When we think of exercise and its benefits, we usually connect with how it gets endorphins flowing, boosts our mood and even relieves residual stress and anxiety from our daily lives. We push ourselves and we zone in on that physical moment. However, when we allow total self-awareness to take hold instead and let that mind-body connection become our focal point, wild things happen.

I certainly push myself with honest self-talk during my solo workouts, but when an instructor constantly drives home the importance of living with a clear intention, shedding the stuff in life that doesn’t serve me and practicing gratitude via emotion-driven cues, the game totally changes. My muscles become the mechanisms through which all of my mental and emotional struggles are processed and released. Not to mention, high-intensity workouts that leave us exhausted also help our emotional brains become less inhibited, making it easier to let go and cry a little if that’s what the body says it wants.
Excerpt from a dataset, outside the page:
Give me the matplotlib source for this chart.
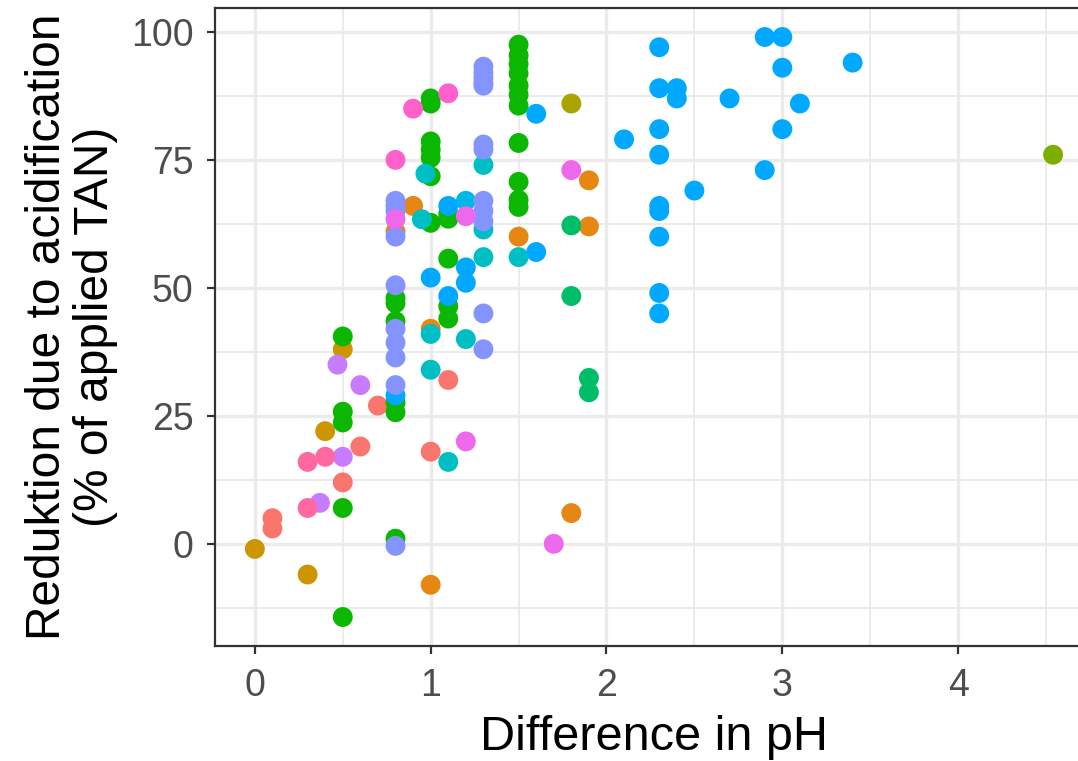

It’s becoming increasingly clear that fitness can truly be a form of therapy if you’re open to it, and workout studios across the country are leaning into this truth and designing their classes with this particular idea in mind. Society has stigmatized this kind of emotional expression, especially in women, for so long that there is now a clear desire (and economical demand) from the fitness community to find a safe space for this natural component of the human condition.

So instead of using sweat sessions to escape from our tough realities, we should make them opportunities for fully processing what’s going on in the rest of our lives. And if that means that our workouts leave us sobbing sometimes, that’s entirely okay.  The effectiveness of our exercise time won’t suffer, and our mental health will likely benefit even more from the experience. Finding and understanding our inner selves for the long haul is so much more profound and valuable than a fleeting sense of euphoria anyway.